--- Materials provided ---
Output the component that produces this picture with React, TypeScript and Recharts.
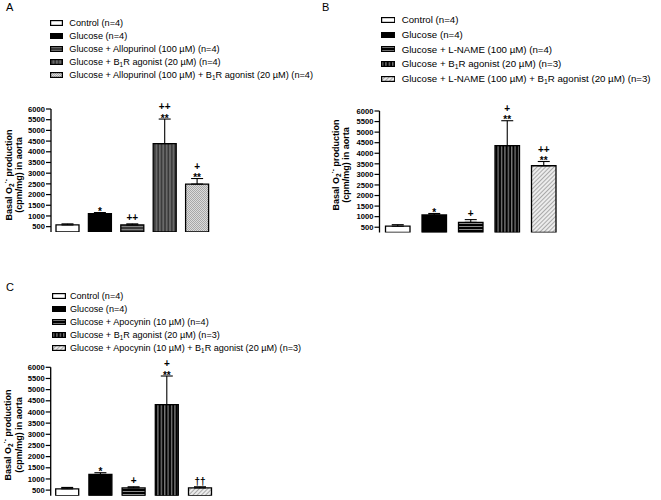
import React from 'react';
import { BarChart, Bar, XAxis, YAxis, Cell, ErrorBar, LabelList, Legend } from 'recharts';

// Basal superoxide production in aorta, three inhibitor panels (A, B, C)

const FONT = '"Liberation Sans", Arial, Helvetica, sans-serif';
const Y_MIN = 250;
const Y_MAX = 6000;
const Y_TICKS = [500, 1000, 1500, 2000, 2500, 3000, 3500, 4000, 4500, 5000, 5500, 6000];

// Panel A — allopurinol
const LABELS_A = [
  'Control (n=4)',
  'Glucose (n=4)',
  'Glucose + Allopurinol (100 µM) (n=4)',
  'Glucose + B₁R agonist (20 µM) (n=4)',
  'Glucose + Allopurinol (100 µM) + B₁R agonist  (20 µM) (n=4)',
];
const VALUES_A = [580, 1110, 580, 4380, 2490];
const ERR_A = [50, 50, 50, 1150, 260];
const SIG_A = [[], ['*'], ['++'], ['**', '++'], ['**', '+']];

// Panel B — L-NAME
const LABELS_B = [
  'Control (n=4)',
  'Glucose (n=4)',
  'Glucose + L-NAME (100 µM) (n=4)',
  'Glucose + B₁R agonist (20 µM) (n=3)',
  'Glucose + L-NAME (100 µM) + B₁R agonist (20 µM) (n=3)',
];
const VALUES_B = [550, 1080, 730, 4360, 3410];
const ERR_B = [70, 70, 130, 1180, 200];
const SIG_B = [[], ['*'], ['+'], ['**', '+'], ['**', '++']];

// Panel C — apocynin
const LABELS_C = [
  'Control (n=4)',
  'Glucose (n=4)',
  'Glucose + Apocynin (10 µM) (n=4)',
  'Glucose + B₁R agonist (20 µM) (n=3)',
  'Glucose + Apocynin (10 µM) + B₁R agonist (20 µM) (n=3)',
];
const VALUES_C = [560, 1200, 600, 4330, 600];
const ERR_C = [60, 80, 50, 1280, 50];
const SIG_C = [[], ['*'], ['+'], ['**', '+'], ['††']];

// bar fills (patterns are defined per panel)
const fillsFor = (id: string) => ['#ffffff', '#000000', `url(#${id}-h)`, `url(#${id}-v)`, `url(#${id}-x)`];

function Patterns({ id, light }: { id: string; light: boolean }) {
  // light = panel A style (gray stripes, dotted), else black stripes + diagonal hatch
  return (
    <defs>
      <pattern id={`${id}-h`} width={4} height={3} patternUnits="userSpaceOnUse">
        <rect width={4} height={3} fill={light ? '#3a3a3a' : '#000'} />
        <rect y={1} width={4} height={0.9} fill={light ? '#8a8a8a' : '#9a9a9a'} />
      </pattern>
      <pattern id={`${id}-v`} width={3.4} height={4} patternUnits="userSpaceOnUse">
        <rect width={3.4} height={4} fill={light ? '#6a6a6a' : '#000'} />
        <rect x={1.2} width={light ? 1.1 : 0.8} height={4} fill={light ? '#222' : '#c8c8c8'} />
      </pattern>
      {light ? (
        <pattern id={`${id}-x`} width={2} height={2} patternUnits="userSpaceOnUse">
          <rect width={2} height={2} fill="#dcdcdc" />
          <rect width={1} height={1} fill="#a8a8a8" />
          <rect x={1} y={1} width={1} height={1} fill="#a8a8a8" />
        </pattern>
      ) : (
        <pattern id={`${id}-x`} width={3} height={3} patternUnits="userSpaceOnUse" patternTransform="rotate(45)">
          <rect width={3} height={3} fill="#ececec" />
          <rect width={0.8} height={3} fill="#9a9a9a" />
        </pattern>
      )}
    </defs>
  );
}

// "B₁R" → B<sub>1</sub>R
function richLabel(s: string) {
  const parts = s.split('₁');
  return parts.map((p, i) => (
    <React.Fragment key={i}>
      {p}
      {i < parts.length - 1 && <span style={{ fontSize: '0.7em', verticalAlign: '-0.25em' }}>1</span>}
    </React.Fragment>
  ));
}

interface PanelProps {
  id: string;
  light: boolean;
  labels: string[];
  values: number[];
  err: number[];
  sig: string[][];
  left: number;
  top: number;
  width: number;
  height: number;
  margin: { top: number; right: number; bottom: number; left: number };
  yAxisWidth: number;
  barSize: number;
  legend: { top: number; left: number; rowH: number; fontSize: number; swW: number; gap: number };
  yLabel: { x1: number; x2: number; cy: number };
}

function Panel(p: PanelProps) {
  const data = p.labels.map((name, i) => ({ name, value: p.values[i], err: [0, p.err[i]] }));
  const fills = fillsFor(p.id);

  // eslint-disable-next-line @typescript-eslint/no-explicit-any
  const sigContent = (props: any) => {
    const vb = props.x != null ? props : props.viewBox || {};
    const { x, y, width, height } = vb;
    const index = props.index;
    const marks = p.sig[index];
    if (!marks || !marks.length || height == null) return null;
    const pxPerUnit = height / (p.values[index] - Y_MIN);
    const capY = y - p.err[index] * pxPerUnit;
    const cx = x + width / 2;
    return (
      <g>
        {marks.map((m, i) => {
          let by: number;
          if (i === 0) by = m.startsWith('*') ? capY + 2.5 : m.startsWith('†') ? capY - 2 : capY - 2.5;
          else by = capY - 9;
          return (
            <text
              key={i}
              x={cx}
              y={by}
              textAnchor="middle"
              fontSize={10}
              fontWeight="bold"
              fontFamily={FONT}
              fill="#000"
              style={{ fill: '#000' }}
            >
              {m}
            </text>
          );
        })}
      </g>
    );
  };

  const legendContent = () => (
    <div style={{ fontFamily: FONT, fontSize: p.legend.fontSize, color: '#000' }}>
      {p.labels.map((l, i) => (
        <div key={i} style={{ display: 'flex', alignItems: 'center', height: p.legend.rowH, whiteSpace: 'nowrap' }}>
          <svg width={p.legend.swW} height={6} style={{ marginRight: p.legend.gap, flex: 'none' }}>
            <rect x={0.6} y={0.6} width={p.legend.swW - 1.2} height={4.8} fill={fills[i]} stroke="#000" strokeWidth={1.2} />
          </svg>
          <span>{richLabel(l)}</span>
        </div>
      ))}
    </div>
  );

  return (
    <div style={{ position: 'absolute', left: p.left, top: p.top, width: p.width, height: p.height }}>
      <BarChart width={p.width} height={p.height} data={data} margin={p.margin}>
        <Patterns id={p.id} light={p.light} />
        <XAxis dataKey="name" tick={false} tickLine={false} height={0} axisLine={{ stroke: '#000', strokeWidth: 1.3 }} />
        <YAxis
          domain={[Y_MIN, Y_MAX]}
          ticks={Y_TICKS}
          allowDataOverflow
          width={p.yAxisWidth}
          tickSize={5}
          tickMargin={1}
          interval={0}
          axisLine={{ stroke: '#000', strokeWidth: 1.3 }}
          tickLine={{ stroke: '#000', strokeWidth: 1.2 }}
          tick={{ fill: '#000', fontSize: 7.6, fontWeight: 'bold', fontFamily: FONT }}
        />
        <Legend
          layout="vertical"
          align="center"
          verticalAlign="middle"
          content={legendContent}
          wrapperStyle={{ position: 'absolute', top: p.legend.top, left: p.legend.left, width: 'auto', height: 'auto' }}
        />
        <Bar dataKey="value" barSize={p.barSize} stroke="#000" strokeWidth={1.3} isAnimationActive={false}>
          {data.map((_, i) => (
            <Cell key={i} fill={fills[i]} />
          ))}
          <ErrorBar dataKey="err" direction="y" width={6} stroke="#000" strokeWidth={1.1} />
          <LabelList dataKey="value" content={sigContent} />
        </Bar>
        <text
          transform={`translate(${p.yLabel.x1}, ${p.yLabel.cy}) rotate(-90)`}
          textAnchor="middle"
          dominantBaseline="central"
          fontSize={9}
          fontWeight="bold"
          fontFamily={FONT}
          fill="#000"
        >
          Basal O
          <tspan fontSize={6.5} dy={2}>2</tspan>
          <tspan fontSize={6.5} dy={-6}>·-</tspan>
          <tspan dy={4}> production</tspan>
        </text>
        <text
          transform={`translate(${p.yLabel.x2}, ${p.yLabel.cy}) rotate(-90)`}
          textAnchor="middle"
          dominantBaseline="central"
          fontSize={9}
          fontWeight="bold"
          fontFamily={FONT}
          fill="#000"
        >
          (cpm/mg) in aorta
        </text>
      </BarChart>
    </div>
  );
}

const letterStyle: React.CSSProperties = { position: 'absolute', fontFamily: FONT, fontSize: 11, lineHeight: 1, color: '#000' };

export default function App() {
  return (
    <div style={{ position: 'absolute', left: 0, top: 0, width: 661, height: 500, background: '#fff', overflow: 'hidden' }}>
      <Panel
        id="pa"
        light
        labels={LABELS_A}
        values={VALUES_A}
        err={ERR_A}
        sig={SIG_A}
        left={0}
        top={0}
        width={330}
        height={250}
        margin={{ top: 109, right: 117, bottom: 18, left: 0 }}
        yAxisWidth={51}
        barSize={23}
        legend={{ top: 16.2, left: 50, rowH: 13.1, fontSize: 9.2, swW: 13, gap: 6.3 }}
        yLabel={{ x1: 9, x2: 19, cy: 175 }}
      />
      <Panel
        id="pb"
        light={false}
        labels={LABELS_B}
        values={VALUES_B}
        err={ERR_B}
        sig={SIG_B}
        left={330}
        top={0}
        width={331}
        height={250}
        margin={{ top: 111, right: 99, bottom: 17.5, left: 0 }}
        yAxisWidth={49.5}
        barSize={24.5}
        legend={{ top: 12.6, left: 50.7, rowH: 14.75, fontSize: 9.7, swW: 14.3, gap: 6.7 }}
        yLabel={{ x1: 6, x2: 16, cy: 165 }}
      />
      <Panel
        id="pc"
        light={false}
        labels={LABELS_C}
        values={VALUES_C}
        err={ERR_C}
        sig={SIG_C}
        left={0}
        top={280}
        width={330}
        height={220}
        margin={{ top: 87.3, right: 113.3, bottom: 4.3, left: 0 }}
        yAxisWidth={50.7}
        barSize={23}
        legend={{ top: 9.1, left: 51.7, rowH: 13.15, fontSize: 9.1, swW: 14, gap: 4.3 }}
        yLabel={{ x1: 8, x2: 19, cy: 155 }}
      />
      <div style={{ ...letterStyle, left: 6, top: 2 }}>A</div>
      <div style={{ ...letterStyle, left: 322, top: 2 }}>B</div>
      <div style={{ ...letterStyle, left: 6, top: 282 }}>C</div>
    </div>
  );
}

==

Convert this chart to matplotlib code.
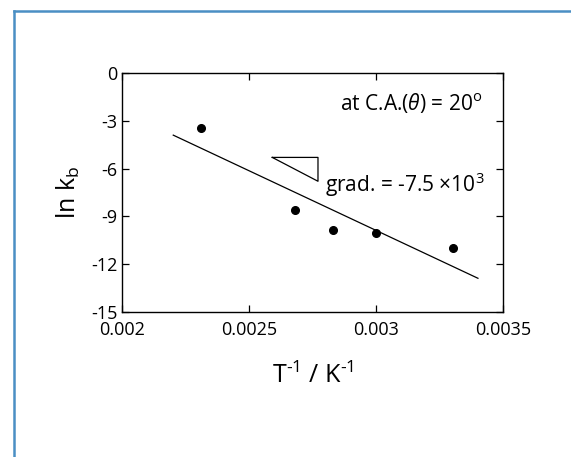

--

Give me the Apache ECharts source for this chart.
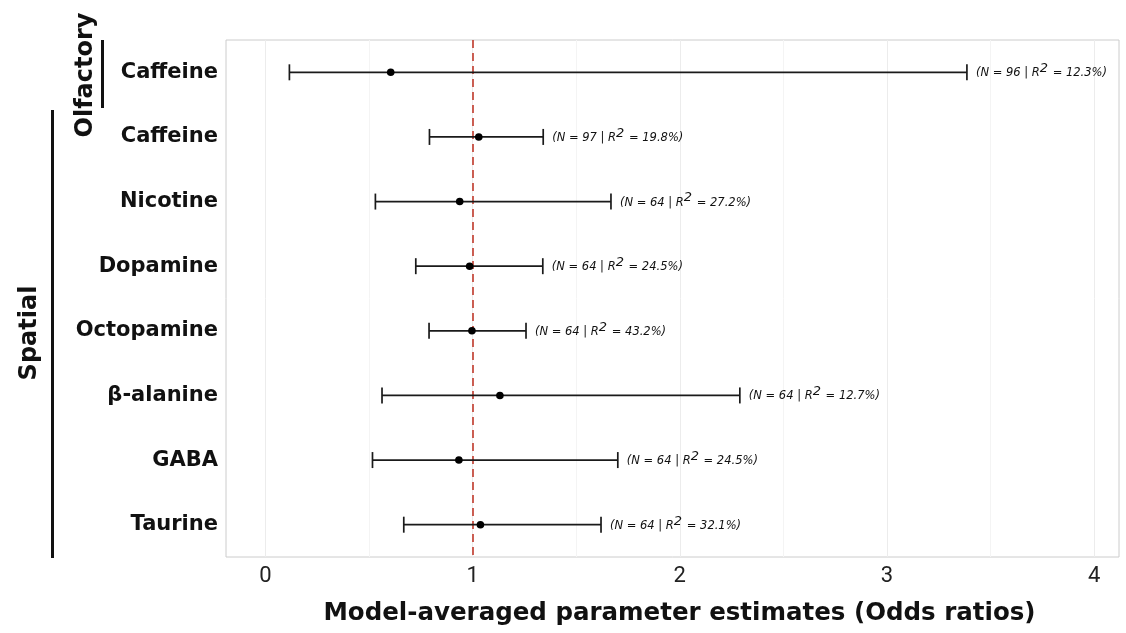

--- Exercise ---
Every line from the one containing "Output the component" to the one containing "panels (A, B, C)" should be output exactly, both ends included. Nothing else goes in, and no pictures either.

--- Answer for this exercise ---
Output the component that produces this picture with React, TypeScript and Recharts.
import React from 'react';
import { BarChart, Bar, XAxis, YAxis, Cell, ErrorBar, LabelList, Legend } from 'recharts';

// Basal superoxide production in aorta, three inhibitor panels (A, B, C)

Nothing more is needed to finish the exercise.